Statt mit dem KVB-Streik machte 20 Minuten Köln wie auch schon am Vortag mit einer Meldung der Nachrichtenagentur AP auf: "300.000 Kinder für Krieg missbraucht". Köln extra wählte als Aufmacher die umstrittene Ausstellung "Körperwelten" - mit dem Streit um die plastinierten Leichen waren allerdings die beiden anderen Konkurrenten bereits am Tag zuvor gekommen. Daneben trieb das Springer-Blatt noch die Sorge um das monegassische Königshaus um: "Caroline: 5. Kind - ein kleiner Prügel Prinz?" Und entsprach so ganz den Prioritäten der großen Schwester Bild.

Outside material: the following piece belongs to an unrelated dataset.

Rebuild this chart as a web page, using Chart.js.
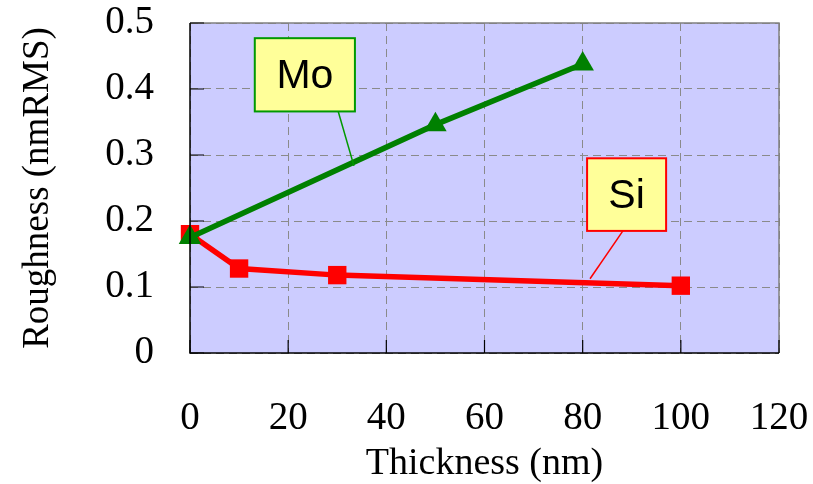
<!DOCTYPE html>
<html lang="en">
<head>
  <meta charset="UTF-8">
  <title>Roughness vs Thickness</title>
  <script src="https://cdn.jsdelivr.net/npm/chart.js"></script>
  <style>
    body { margin: 0; background: #fff; }
    #chart { display: block; }
  </style>
</head>
<body>
  <canvas id="chart" width="813" height="484"></canvas>
  <script>
    // thickness (nm) / roughness (nmRMS)
    const moThickness = [0, 50, 80];
    const moRoughness = [0.175, 0.346, 0.438];
    const siThickness = [0, 10, 30, 100];
    const siRoughness = [0.18, 0.128, 0.118, 0.102];

    const xTickLabels = ['0', '20', '40', '60', '80', '100', '120'];
    const yTickLabels = ['0', '0.1', '0.2', '0.3', '0.4', '0.5'];

    // callout boxes, in data units: [xMin, xMax, yMin, yMax], anchor x on box bottom, tip [x, y]
    const moNoteBox = [13.2, 33.6, 0.366, 0.477];
    const moNoteTip = [30.2, 33.4, 0.2835];
    const siNoteBox = [80.9, 97.0, 0.185, 0.295];
    const siNoteTip = [88.2, 81.5, 0.1125];

    const serif = '"Liberation Serif", "Times New Roman", serif';

    const plotFrame = {
      id: 'plotFrame',
      beforeDraw(chart) {
        const { ctx, chartArea: a } = chart;
        ctx.save();
        ctx.fillStyle = '#ccccff';
        ctx.fillRect(a.left, a.top, a.right - a.left, a.bottom - a.top);
        ctx.restore();
      },
      afterDatasetsDraw(chart) {
        const { ctx, chartArea: a, scales } = chart;
        ctx.save();
        // top / right edges
        ctx.strokeStyle = '#808080';
        ctx.lineWidth = 1.5;
        ctx.beginPath();
        ctx.moveTo(a.left, a.top);
        ctx.lineTo(a.right, a.top);
        ctx.lineTo(a.right, a.bottom);
        ctx.stroke();
        // left / bottom axes
        ctx.strokeStyle = '#000';
        ctx.beginPath();
        ctx.moveTo(a.left, a.top);
        ctx.lineTo(a.left, a.bottom);
        ctx.lineTo(a.right, a.bottom);
        ctx.stroke();
        // inward tick marks
        ctx.lineWidth = 1.2;
        ctx.beginPath();
        scales.y.ticks.forEach((t, i) => {
          const y = scales.y.getPixelForTick(i);
          ctx.moveTo(a.left, y);
          ctx.lineTo(a.left + 14, y);
        });
        scales.x.ticks.forEach((t, i) => {
          const x = scales.x.getPixelForTick(i);
          ctx.moveTo(x, a.bottom);
          ctx.lineTo(x, a.bottom - 13);
        });
        ctx.stroke();
        ctx.restore();
      },
      afterDraw(chart) {
        const { ctx, scales: { x, y } } = chart;
        const note = (text, box, tip, color) => {
          const l = x.getPixelForValue(box[0]), r = x.getPixelForValue(box[1]);
          const b = y.getPixelForValue(box[2]), t = y.getPixelForValue(box[3]);
          ctx.save();
          ctx.strokeStyle = color;
          ctx.lineWidth = 1.5;
          ctx.beginPath();
          ctx.moveTo(x.getPixelForValue(tip[0]), b);
          ctx.lineTo(x.getPixelForValue(tip[1]), y.getPixelForValue(tip[2]));
          ctx.stroke();
          ctx.fillStyle = '#ffff99';
          ctx.fillRect(l, t, r - l, b - t);
          ctx.lineWidth = 2;
          ctx.strokeRect(l, t, r - l, b - t);
          ctx.fillStyle = '#000';
          ctx.font = '41px "Liberation Sans", Arial, sans-serif';
          ctx.textAlign = 'center';
          ctx.textBaseline = 'middle';
          ctx.fillText(text, (l + r) / 2, (t + b) / 2 + 2);
          ctx.restore();
        };
        note('Mo', moNoteBox, moNoteTip, '#009900');
        note('Si', siNoteBox, siNoteTip, '#ff0000');
      }
    };

    const toPoints = (xs, ys) => xs.map((v, i) => ({ x: v, y: ys[i] }));

    new Chart(document.getElementById('chart'), {
      type: 'line',
      data: {
        datasets: [{
          label: 'Mo',
          data: toPoints(moThickness, moRoughness),
          borderColor: '#008000',
          backgroundColor: '#008000',
          borderWidth: 5.5,
          pointStyle: 'triangle',
          pointRadius: 13,
          pointBorderWidth: 0,
          tension: 0
        }, {
          label: 'Si',
          data: toPoints(siThickness, siRoughness),
          borderColor: '#ff0000',
          backgroundColor: '#ff0000',
          borderWidth: 5.5,
          pointStyle: 'rect',
          pointRadius: 13,
          pointBorderWidth: 0,
          tension: 0
        }]
      },
      options: {
        responsive: false,
        animation: false,
        clip: false,
        layout: { autoPadding: false, padding: { top: 23, right: 34, left: 0, bottom: 0 } },
        plugins: {
          legend: { display: false },
          tooltip: { enabled: false }
        },
        scales: {
          x: {
            type: 'linear',
            min: 0,
            max: 120,
            // fixed axis band; tick padding would otherwise widen the side margins
            afterFit: s => { s.height = 131; s.paddingLeft = 0; s.paddingRight = 0; },
            ticks: {
              stepSize: 20,
              padding: 46,
              color: '#000',
              font: { family: serif, size: 39, lineHeight: 1 },
              maxRotation: 0,
              callback: (v, i) => xTickLabels[i]
            },
            grid: { color: '#8a8a8a', lineWidth: 1, drawTicks: false },
            border: { display: false, dash: [8, 5] },
            title: {
              display: true,
              text: 'Thickness (nm)',
              color: '#000',
              font: { family: serif, size: 38, lineHeight: 1.05 },
              padding: { top: 0, bottom: 0 }
            }
          },
          y: {
            min: 0,
            max: 0.5,
            afterFit: s => { s.width = 190; s.paddingTop = 0; s.paddingBottom = 0; },
            ticks: {
              stepSize: 0.1,
              padding: 36,
              color: '#000',
              font: { family: serif, size: 39, lineHeight: 1 },
              callback: (v, i) => yTickLabels[i]
            },
            grid: { color: '#8a8a8a', lineWidth: 1, drawTicks: false },
            border: { display: false, dash: [8, 5] },
            title: {
              display: true,
              text: 'Roughness (nmRMS)',
              color: '#000',
              font: { family: serif, size: 37, lineHeight: 1.2 },
              padding: { top: 16, bottom: 0 }
            }
          }
        }
      },
      plugins: [plotFrame]
    });
  </script>
</body>
</html>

Der Kölner Morgen hingegen blieb lieber in der Region: Neben dem KVB-Streik hob er noch die vermeintlichen "Geheimgespräche" Helmut Kohls von einer Telefonzelle in dem Kölner Vorort Bonn auf den Titel. Denn schließlich setzt DuMont auf Lokalpatriotismus, um sein Zeitungsmonopol zu wahren. Sein Kölner Morgen wirbt damit, dass er "eine Zeitung aus Köln von Kölnern für Kölner" sei. Es gelte, "in unserer Stadt Zeitungskultur zu verteidigen", schrieb die Redaktion in der ersten Ausgabe. Daher wolle der Gratistitel auch eine Zeitung sein, die "nicht die mit großem Aufwand produzierten traditionellen Kölner Tageszeitungen ersetzen will" - denn auch die erscheinen alle bei DuMont.

Mit großem Aufwand ist der Kölner Morgen in der Tat nicht produziert. Wie die beiden anderen Kostenlos-Postillen endet der redaktionelle Eigenanteil an den Grenzen der Domstadt. Ab Düsseldorf besorgen Agenturen das Infogeschäft. Was der Kölner Morgen im Gegensatz zur Gratiskonkurrenz dreist versteckt und die entsprechenden Beiträge nicht kennzeichnet. Nur im Impressum findet sich der Hinweis: "Der Kölner Morgen arbeitet mit den Presseagenturen AFP, AP, Reuters und SID." Ob sich die Kölner Zeitungskultur allein dadurch verteidigen lässt, dass zwei Agenturen mehr benutzt werden als bei 20 Minuten Köln?

Aber am Dienstag interessierte das ohnehin niemanden mehr. Schließlich ist der Kölner Morgen ebenso wenig wie 20 Minuten und Köln extra eine Taxi-Zeitung.